Kidding aside, Stone said he is happy that Dempsey was chosen as his replacement.
“Although I was not part of the selection process, the board did ask for my input in choosing a new president,” Stone said. “I was impressed with Dempsey from the beginning, and although he was not in the community college system I felt that he could take on the broader curriculum.”
Stone said that Dempsey’s “greatest compliment” to him involved the college’s personnel department.
“After he began at Sandhills, he didn’t make any changes to those I had hired for two or three years,” he said. “But I think his greatest success has been in his ability to bring private funds to the college. He has enlarged and tapped sources to the great benefit of all.”
Dempsey said he has not committed himself to a decision on retirement.
“Some people say I should work forever, and Raymond Stone has joked that he will assassinate me if I stay longer than him,” Dempsey said. “Everyone is too kind to kick me out, so I have to make a decision about my effectiveness. I’ve asked the trustees, and Wendy (Dodson), to please let me know if they want someone else. I will understand perfectly.”
Dempsey said he has considered different ages at which to step down.
“I first thought 55 would be a perfect age, then 65, and if I go through 25 years I will be in my late 60s. If I’m still any good then, I might continue until I’m 70.”

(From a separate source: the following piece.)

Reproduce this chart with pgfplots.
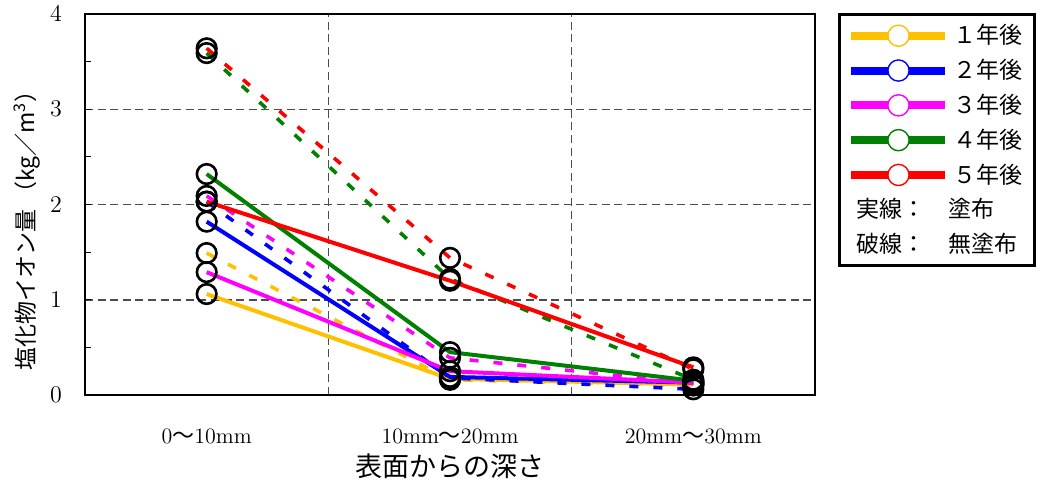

One friend who encourages him to remain is Jim Dodson.
“Not just the college and the community, but the entire state benefits from his vision,” Dodson said.
There can’t be too many more achievements left uncollected. Dempsey’s honors include being named “Man of the Year” by the Moore County Community Foundation and receiving the Distinguished Service Award from the Pinehurst Civic Group. In 2004, Dempsey was the inaugural recipient of the United Way of Moore County’s Cornerstone Award. He has chaired or served on numerous boards including the United Way, First Health, and other organizations, and is a recipient of the Kiwanis Builders Cup.
Looking at the fullness of it all, Dempsey uses his characteristic wit to reflect on being chosen The Pilot’s “Newsmaker of the Year” for 2012.
“I told my wife that this (being interviewed for the article) is fun,” Dempsey said with exuberance. “It’s like writing your own obituary.”
Will John Dempsey stand in to the end?
In “The Natural,” the movie Dempsey has seen 31 times, there’s an exchange toward the end between Roy Hobbs, the Robert Redford character, and his girlfriend, Iris Gaines.
“I coulda been better,” Hobbs tells Gaines near the movie’s end. “I coulda broke every record in the book.”
“And then?” asks Gaines.
“And then? And then when I walked down the street people would’ve looked and they would’ve said there goes Roy Hobbs, the best there ever was in this game.”